· 2021 underlying pre-tax profit rises 5 per cent to £4.56mn on 9 per cent higher revenue of £32.8mn
· 2021 reported pre-tax profit of £0.95mn stated after £1.3mn exceptional costs and £2.3mn amortisation charge
· Closing net debt of £3.2mn (excluding £4.2mn lease obligations)
· Contribution from last summer’s acquisitions materially underpins 2022 earnings forecasts
Aim-traded Venture Life (VLG:33p), a developer, manufacturer and distributor of products for the self-care markets, is well placed to deliver a step change in profits this year as it reaps the full benefits of last summer’s complementary brand acquisitions: BBI Healthcare, a highly profitable market leading women's health and diabetes/energy management company; and oncology support product company, Helsinn.
Having been successfully integrated into the group, Venture’s own brands accounted for two-thirds of group revenue in the second half of last year.
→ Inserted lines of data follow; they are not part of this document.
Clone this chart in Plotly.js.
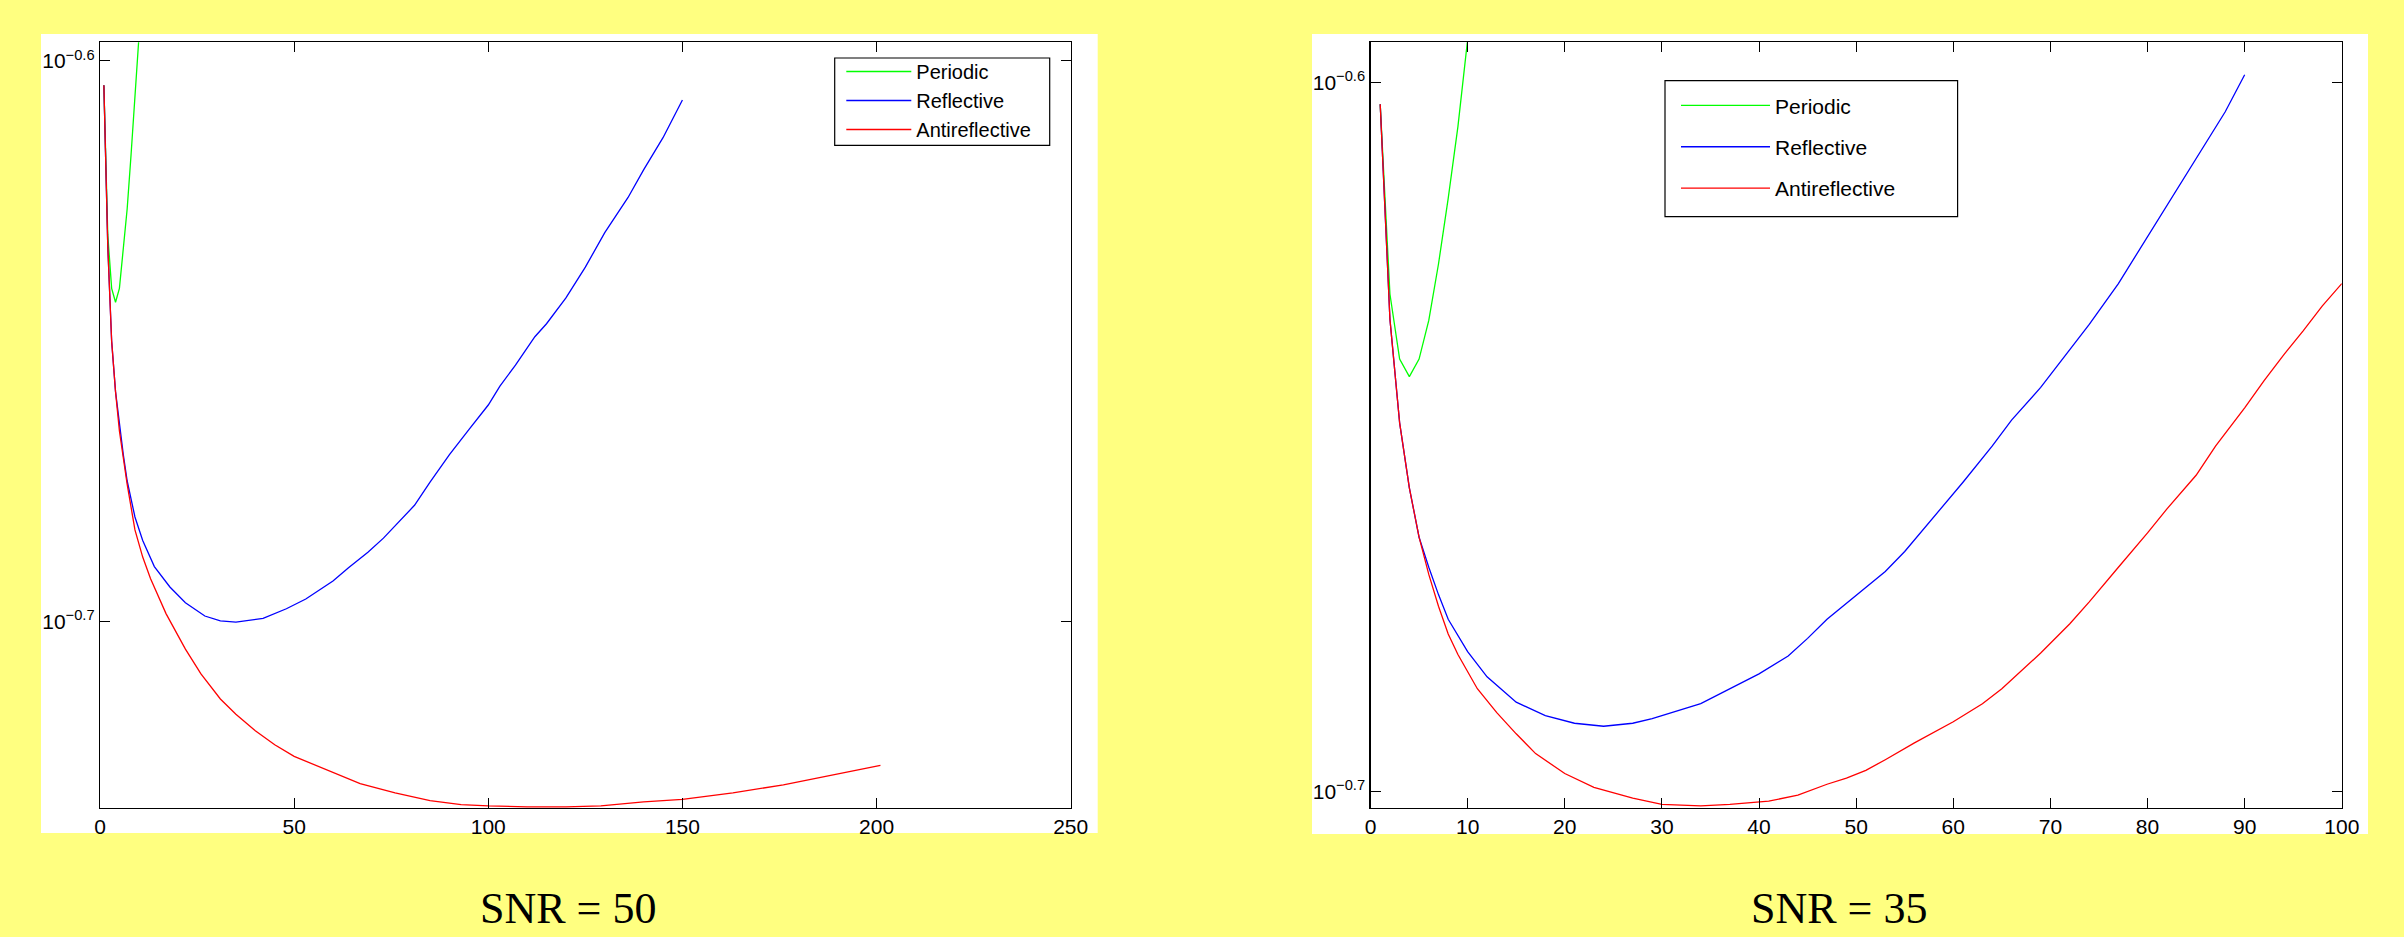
<!DOCTYPE html>
<html>
<head>
<meta charset="utf-8">
<script src="https://cdn.plot.ly/plotly-3.0.1.min.js"></script>
<style>html,body{margin:0;padding:0;background:#FFFF80;}#chart{width:2404px;height:937px;}</style>
</head>
<body>
<div id="chart"></div>
<script>
// ---- SNR = 50 (left panel) ----
const snr50_periodic_x = [1, 2, 3, 4, 5, 6, 7, 8, 9, 10];
const snr50_periodic_y = [0.2487, 0.2339, 0.2288, 0.2275, 0.2288, 0.2325, 0.2364, 0.2417, 0.2472, 0.2535];

const snr50_reflective_x = [1, 2, 3, 4, 6, 7, 9, 11, 14, 18, 22, 27, 31, 35, 42, 48, 53, 60, 64, 69, 73, 77, 81, 85, 90, 95, 100, 103, 107, 112, 115, 120, 125, 130, 136, 140, 145, 150];
const snr50_reflective_y = [0.2487, 0.2328, 0.2239, 0.2193, 0.2137, 0.2114, 0.2083, 0.2063, 0.2041, 0.2024, 0.2011, 0.2000, 0.1996, 0.1995, 0.1998, 0.2006, 0.2014, 0.2029, 0.2040, 0.2053, 0.2065, 0.2079, 0.2093, 0.2113, 0.2137, 0.2159, 0.2181, 0.2198, 0.2217, 0.2243, 0.2255, 0.2279, 0.2308, 0.2341, 0.2375, 0.2402, 0.2434, 0.2472];

const snr50_antireflective_x = [1, 2, 3, 4, 5, 7, 9, 11, 13, 17, 22, 26, 31, 35, 40, 45, 50, 59, 67, 76, 85, 93, 100, 110, 120, 129, 140, 150, 163, 176, 189, 201];
const snr50_antireflective_y = [0.2487, 0.2328, 0.2239, 0.2193, 0.2158, 0.2111, 0.2072, 0.2049, 0.2031, 0.2002, 0.1973, 0.1953, 0.1933, 0.1921, 0.1908, 0.1897, 0.1888, 0.1877, 0.1867, 0.1860, 0.1854, 0.1851, 0.1850, 0.18493, 0.18493, 0.1850, 0.1853, 0.1855, 0.1860, 0.1866, 0.1874, 0.1881];

// ---- SNR = 35 (right panel) ----
const snr35_periodic_x = [1, 2, 3, 4, 5, 6, 7, 8, 9, 10];
const snr35_periodic_y = [0.2494, 0.2345, 0.2296, 0.2283, 0.2296, 0.2325, 0.2368, 0.2419, 0.2476, 0.2547];

const snr35_reflective_x = [1, 2, 3, 4, 5, 6, 7, 8, 10, 12, 15, 18, 21, 24, 27, 29, 34, 37, 40, 43, 45, 47, 49, 51, 53, 55, 58, 61, 64, 66, 69, 71, 74, 77, 80, 82, 85, 88, 90];
const snr35_reflective_y = [0.2494, 0.2326, 0.2249, 0.2202, 0.2167, 0.2146, 0.2127, 0.2110, 0.2088, 0.2071, 0.2054, 0.2045, 0.2040, 0.2038, 0.2040, 0.2043, 0.2053, 0.2063, 0.2073, 0.2085, 0.2097, 0.2110, 0.2121, 0.2132, 0.2143, 0.2157, 0.2181, 0.2206, 0.2232, 0.2251, 0.2275, 0.2294, 0.2322, 0.2353, 0.2389, 0.2413, 0.2450, 0.2488, 0.2518];

const snr35_antireflective_x = [1, 2, 3, 4, 5, 6, 7, 8, 9, 11, 13, 15, 17, 20, 23, 27, 30, 34, 37, 41, 44, 47, 49, 51, 53, 56, 60, 63, 65, 69, 72, 74, 77, 80, 82, 85, 87, 90, 92, 94, 96, 98, 100];
const snr35_antireflective_y = [0.2494, 0.2326, 0.2249, 0.2202, 0.2167, 0.2141, 0.2119, 0.2100, 0.2086, 0.2063, 0.2047, 0.2033, 0.2020, 0.2007, 0.1998, 0.1991, 0.1987, 0.1986, 0.1987, 0.1989, 0.1993, 0.2000, 0.2004, 0.2009, 0.2016, 0.2027, 0.2041, 0.2053, 0.2063, 0.2087, 0.2107, 0.2122, 0.2146, 0.2170, 0.2187, 0.2211, 0.2232, 0.2260, 0.2280, 0.2299, 0.2317, 0.2336, 0.2353];

const seriesNames = ['Periodic', 'Reflective', 'Antireflective'];
const seriesColors = ['#00FF00', '#0000FF', '#FF0000'];
const xTicksLeft = [0, 50, 100, 150, 200, 250];
const xTicksRight = [0, 10, 20, 30, 40, 50, 60, 70, 80, 90, 100];
const yTickExponents = [-0.7, -0.6];
const panelTitles = ['SNR = 50', 'SNR = 35'];

const W = 2404, H = 937;
const px = v => v / W;
const py = v => 1 - v / H;

const FONT = 'Liberation Sans, Arial, Helvetica, sans-serif';

function mk(x, y, i, xa, ya, leg) {
  return {
    x: x, y: y, type: 'scatter', mode: 'lines',
    name: seriesNames[i], xaxis: xa, yaxis: ya, legend: leg,
    legendgroup: leg + i,
    line: {color: seriesColors[i], width: 1.3},
    hoverinfo: 'x+y'
  };
}

const traces = [
  mk(snr50_periodic_x, snr50_periodic_y, 0, 'x', 'y', 'legend'),
  mk(snr50_reflective_x, snr50_reflective_y, 1, 'x', 'y', 'legend'),
  mk(snr50_antireflective_x, snr50_antireflective_y, 2, 'x', 'y', 'legend'),
  mk(snr35_periodic_x, snr35_periodic_y, 0, 'x2', 'y2', 'legend2'),
  mk(snr35_reflective_x, snr35_reflective_y, 1, 'x2', 'y2', 'legend2'),
  mk(snr35_antireflective_x, snr35_antireflective_y, 2, 'x2', 'y2', 'legend2')
];

const yTickVals = yTickExponents.map(e => Math.pow(10, e));
const yTickText = yTickExponents.map(e => '10<sup>\u2212' + Math.abs(e).toFixed(1) + '</sup>');

function xaxisCfg(domain, range, ticks, anchor) {
  return {
    domain: domain, range: range, tickvals: ticks, ticktext: ticks.map(String),
    ticks: 'inside', ticklen: 10, tickwidth: 1, tickcolor: '#000',
    showline: true, linecolor: '#000', linewidth: 1.2, mirror: 'ticks',
    showgrid: false, zeroline: false, anchor: anchor,
    tickfont: {family: FONT, size: 21, color: '#000'}
  };
}
function yaxisCfg(range, anchor) {
  return {
    type: 'log', domain: [py(808), py(42.3)], range: range,
    tickvals: yTickVals, ticktext: yTickText,
    ticks: 'inside', ticklen: 10, tickwidth: 1, tickcolor: '#000',
    showline: true, linecolor: '#000', linewidth: 1.2, mirror: 'ticks',
    showgrid: false, zeroline: false, anchor: anchor,
    tickfont: {family: FONT, size: 21, color: '#000'}
  };
}

function boxShape(x0, x1, y0, y1, layer, lw) {
  return {type: 'rect', xref: 'paper', yref: 'paper', x0: px(x0), x1: px(x1), y0: py(y1), y1: py(y0),
          fillcolor: '#FFFFFF', line: {width: lw, color: '#000'}, layer: layer};
}

const layout = {
  width: W, height: H,
  margin: {l: 0, r: 0, t: 0, b: 0, pad: 0},
  paper_bgcolor: '#FFFF80',
  plot_bgcolor: '#FFFFFF',
  showlegend: true,
  xaxis: xaxisCfg([px(100), px(1070.7)], [0, 250], xTicksLeft, 'y'),
  yaxis: yaxisCfg([-0.7332, -0.59667], 'x'),
  xaxis2: xaxisCfg([px(1370.5), px(2341.8)], [0, 100], xTicksRight, 'y2'),
  yaxis2: yaxisCfg([-0.70232, -0.59436], 'x2'),
  legend: {
    x: px(841.3), y: py(52), xanchor: 'left', yanchor: 'top',
    bgcolor: 'rgba(0,0,0,0)', borderwidth: 0,
    font: {family: FONT, size: 20, color: '#000'},
    itemwidth: 65, traceorder: 'normal', tracegroupgap: 0
  },
  legend2: {
    x: px(1676), y: py(85.3), xanchor: 'left', yanchor: 'top',
    bgcolor: 'rgba(0,0,0,0)', borderwidth: 0,
    font: {family: FONT, size: 21, color: '#000'},
    itemwidth: 89, traceorder: 'grouped', tracegroupgap: 11
  },
  shapes: [
    boxShape(41, 1097.7, 34, 833, 'below', 0),
    boxShape(1312, 2368, 34, 834, 'below', 0),
    boxShape(834.7, 1049.7, 58, 145.3, 'above', 1.2),
    boxShape(1665, 1957.6, 80.7, 216.7, 'above', 1.2)
  ],
  annotations: [
    {text: panelTitles[0], xref: 'paper', yref: 'paper', x: px(568), y: py(908), xanchor: 'center', yanchor: 'middle',
     showarrow: false, font: {family: 'Liberation Serif, DejaVu Serif, serif', size: 44, color: '#000'}},
    {text: panelTitles[1], xref: 'paper', yref: 'paper', x: px(1839), y: py(908), xanchor: 'center', yanchor: 'middle',
     showarrow: false, font: {family: 'Liberation Serif, DejaVu Serif, serif', size: 44, color: '#000'}}
  ]
};

Plotly.newPlot('chart', traces, layout, {displayModeBar: false, staticPlot: true});
</script>
</body>
</html>
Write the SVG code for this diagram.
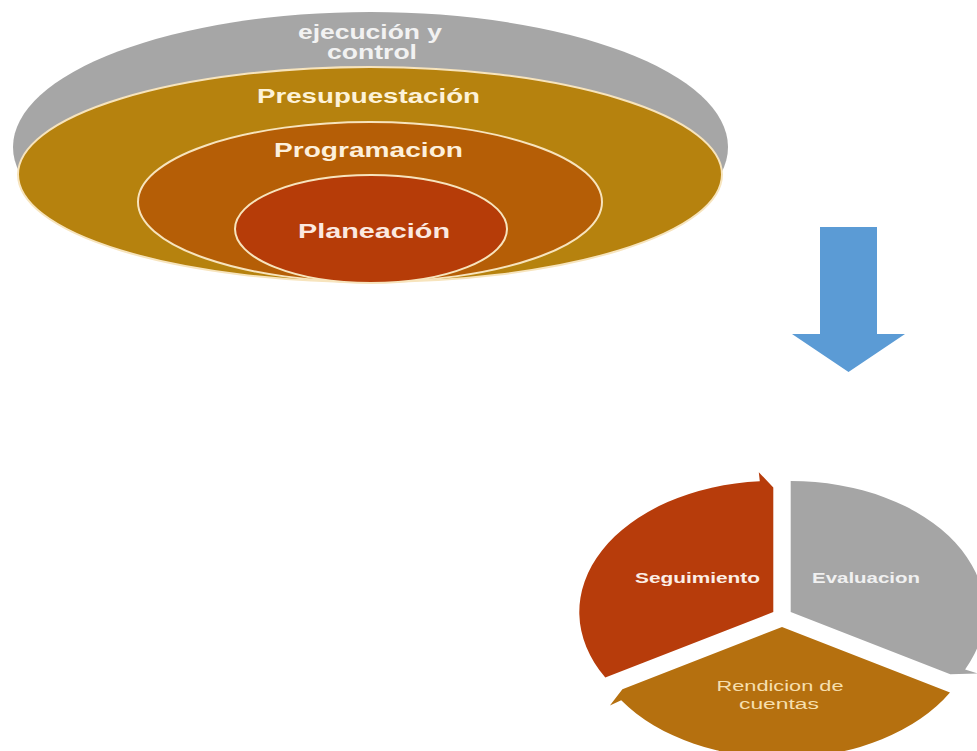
<svg xmlns="http://www.w3.org/2000/svg" width="977" height="751" viewBox="0 0 977 751">
  <style>
    .ring { stroke: #f7e4bd; stroke-width: 2; }
    .t { font-family: "Liberation Sans", Arial, sans-serif; font-weight: bold; font-size: 20px; text-anchor: middle; }
    .c { font-family: "Liberation Sans", Arial, sans-serif; font-size: 14px; text-anchor: middle; }
  </style>
  <rect width="977" height="751" fill="#ffffff"/>

  <g id="ejecucion">
    <ellipse cx="370.5" cy="147" rx="357.5" ry="135" fill="#a6a6a6"/>
    <text class="t" x="370" y="39" font-size="14" fill="#f2f2f2" textLength="144" lengthAdjust="spacingAndGlyphs">ejecución y</text>
    <text class="t" x="372" y="59" font-size="14" fill="#f2f2f2" textLength="90" lengthAdjust="spacingAndGlyphs">control</text>
  </g>
  <g id="presupuestacion">
    <ellipse class="ring" cx="370" cy="174.5" rx="352" ry="107.5" fill="#b6820e"/>
    <text class="t" x="368.5" y="103" fill="#fdf2d8" textLength="223" lengthAdjust="spacingAndGlyphs">Presupuestación</text>
  </g>
  <g id="programacion">
    <ellipse class="ring" cx="370" cy="202" rx="232" ry="80" fill="#b55e06"/>
    <text class="t" x="368.5" y="157" fill="#fdf0dc" textLength="189" lengthAdjust="spacingAndGlyphs">Programacion</text>
  </g>
  <g id="planeacion">
    <ellipse class="ring" cx="371" cy="229" rx="136" ry="54" fill="#b63c08"/>
    <text class="t" x="374" y="238" fill="#fbe9e0" textLength="152" lengthAdjust="spacingAndGlyphs">Planeación</text>
  </g>

  <g id="connectors">
    <path id="flecha" d="M820,227 H877 V334 H905 L848.5,372 L792,334 H820 Z" fill="#5b9bd5"/>
  </g>

  <g id="seguimiento">
    <path d="M773.3,612 L605.3,677.5 A194,131 0 0 1 759.8,481.3 L758.8,472.2 L773.3,487.5 Z" fill="#b73c0b"/>
    <text class="c" x="697.5" y="583" font-weight="bold" font-size="15" fill="#fbeee6" textLength="125" lengthAdjust="spacingAndGlyphs">Seguimiento</text>
  </g>
  <g id="evaluacion">
    <path d="M790.7,612 L790.7,481 A194,131 0 0 1 965.1,669.4 L977.3,673.4 L950.3,674.2 Z" fill="#a5a5a5"/>
    <text class="c" x="866" y="583" font-weight="bold" font-size="15" fill="#f0f0f0" textLength="108" lengthAdjust="spacingAndGlyphs">Evaluacion</text>
  </g>
  <g id="rendicion">
    <path d="M782,627 L950,692.5 A194,131 0 0 1 621.2,700.3 L609.9,705.4 L622.4,689.2 Z" fill="#b5700f"/>
    <text class="c" x="780" y="691" fill="#f6dfae" textLength="127" lengthAdjust="spacingAndGlyphs">Rendicion de</text>
    <text class="c" x="779" y="709" fill="#f6dfae" textLength="80" lengthAdjust="spacingAndGlyphs">cuentas</text>
  </g>
</svg>
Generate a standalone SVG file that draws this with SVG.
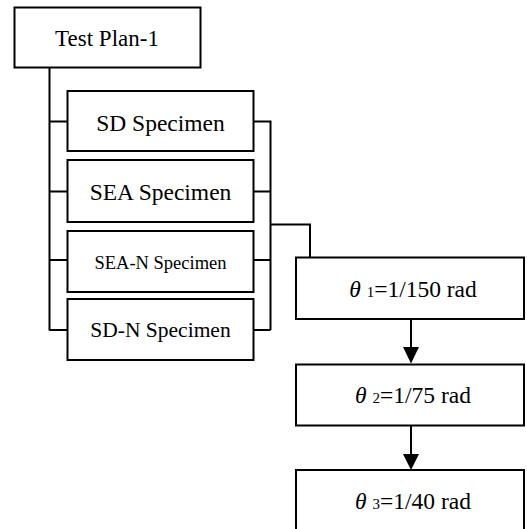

They are higher margin product sales, too, hence why analysts at Cenkos Securities believes gross margin will increase by almost three percentage points to 42.4 per cent this year.
Furthermore, with current year revenue forecast to rise by a quarter to £41.3mn, both gross profit and cash profit should increase by almost a third to £17.5mn and £8.7mn, respectively, to produce £7.3mn of net cash from operations, an outcome that would deleverage the balance sheet completely (excluding £4.2mn of lease liabilities).
On this basis, expect underlying pre-tax profit (before amortisation charges, share based payments and exceptional costs) of £6.8mn, or 49 per cent higher than in 2021, to produce adjusted earnings per share (EPS) of 4.5p. This implies the shares are rated on a current year price/earnings (PE) ratio of 7.3. They are priced 43 per cent below book value, too.
Admittedly, investors may be sceptical about such heady revenue forecasts given past disappointments. So, it’s worth noting that group revenue would have been £37.8mn on a proforrma basis if BBI and Helsinn had been part of the group for the whole of last year. Moreover, Venture entered 2022 with its like-for-like order book well ahead of the same point last year, so is generating underlying sales growth. Customers are also ordering further ahead to secure supply, a factor that supports revenue growth estimates, as does the launch of 18 in-market products through the group’s international distribution partners and the upside from 11 new distribution agreements signed last year.
In addition, Venture parted company last December with its former Chinese partner who failed to meet the minimum contract obligations for two of the group’s leading oral care brands – Dentyl and UltraDEX. New distribution partner Samarkand Global should materially outperform the £0.3mn annual sales achieved in China given its expertise in connecting UK brands such as Omorovicza, Temple Spa and Philip Kingsley to the Chinese consumer.
Importantly, Venture’s management has been managing supply chain issues well, successfully pushing through product price increases this year to mitigate higher input costs such as transport to protect gross margin.
If Venture delivers on analysts’ forecasts, then expect a material re-rating from the current valuation of 5.5 times cash profit estimates to enterprise valuation. That’s a hefty 60 per cent plus discount to sector peers, as I pointed out at the start of the year (‘Venture Life’s recovery potential revealed’, 10 January 2022). N+1 Singer’s 66p target price is not only double Venture’s current share price, but the directors are targeting further earnings accretive bolt-on acquisitions to utilise the £50mn low-cost credit facilities in place, another catalyst for earnings upgrades to support my 100p target. Buy.